12. Mariyah binti Syam'un al-Qibtiyyah, ibunya berdarah Romawi. Ia lahir dan dibesarkan di Ansuna suatu desa sebelah timur Sungai Nil. Pada masa remajanya ia tinggal di istana Raja Muqauqis Mesir sebagai pelayan istana. Ketika Habib ibn Abu Balta'ah diutus menyampaikan surat dari Rasulullah shallallahu 'alaihi wa sallam kepada Raja Muqauqis, sebetulnya raja mengakui kerasulan Muhammad shallallahu 'alaihi wa sallam tetapi takut akan kehilangan kewibawaannya di hadapan rakyatnya, yang berarti pula akan kehilangan mahkotanya. Oleh karena itu ia membalas surat Rasulullah shallallahu 'alaihi wa sallam dengan penuh penghormatan sambil mengirimkan Mariyah dan saudaranya, Sirin, serta 1.000 misqal mas, 20 stel pakaian tenunan Mesir, madu lebah, kayu cendana, minyak kesturi, keledai lengkap dengan pelananya dan seekor himar putih. Mereka tiba di Madinah pada tahun 7 H.

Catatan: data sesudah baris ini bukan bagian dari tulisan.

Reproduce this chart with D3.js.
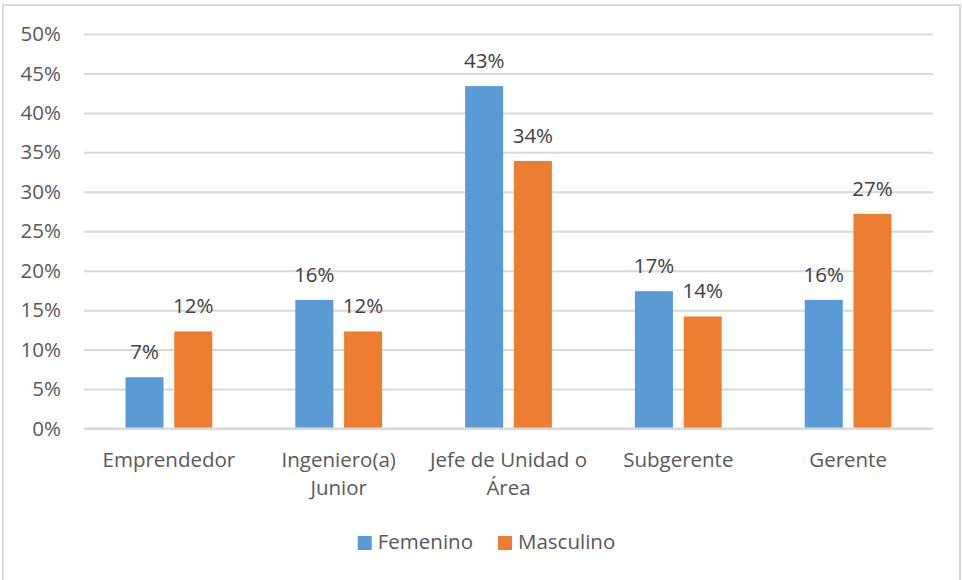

Rasulullah shallallahu 'alaihi wa sallam menikahi Mariyah, sementara adiknya, Sirin, dinikahkan dengan penyair Hassan ibn Tsabit. Kehadiran Mariyah di antara istri-istri Rasulullah shallallahu 'alaihi wa sallam membuat mereka cemburu, terutama Hafshah dan 'Aisyah, lebih-lebih setelah Mariyah hamil dan melahirkan Ibrahim (wafat pada usia satu setengah tahun). Mariyah wafat pada tahun 16 H pada masa Khalifah Umar ibn Khaththab radhiyallahu 'anhu.
"Ya Allah, wahai Tuhanku, muliakan oleh-Mu akan Muhammad, Nabi yang tidak pandai menulis dan membaca. Dan muliakan pulalah kiranya akan isteri-isterinya, ibu segala orang yang Mu'min, akan keturunannya dan segala ahli baitnya, sebagaimana engkau telah memuliakan Ibrahim dan keluarga Ibrahim diserata alam. Bahwasanya Engkau, wahai Tuhanku, sangat terpuji dan sangat mulia."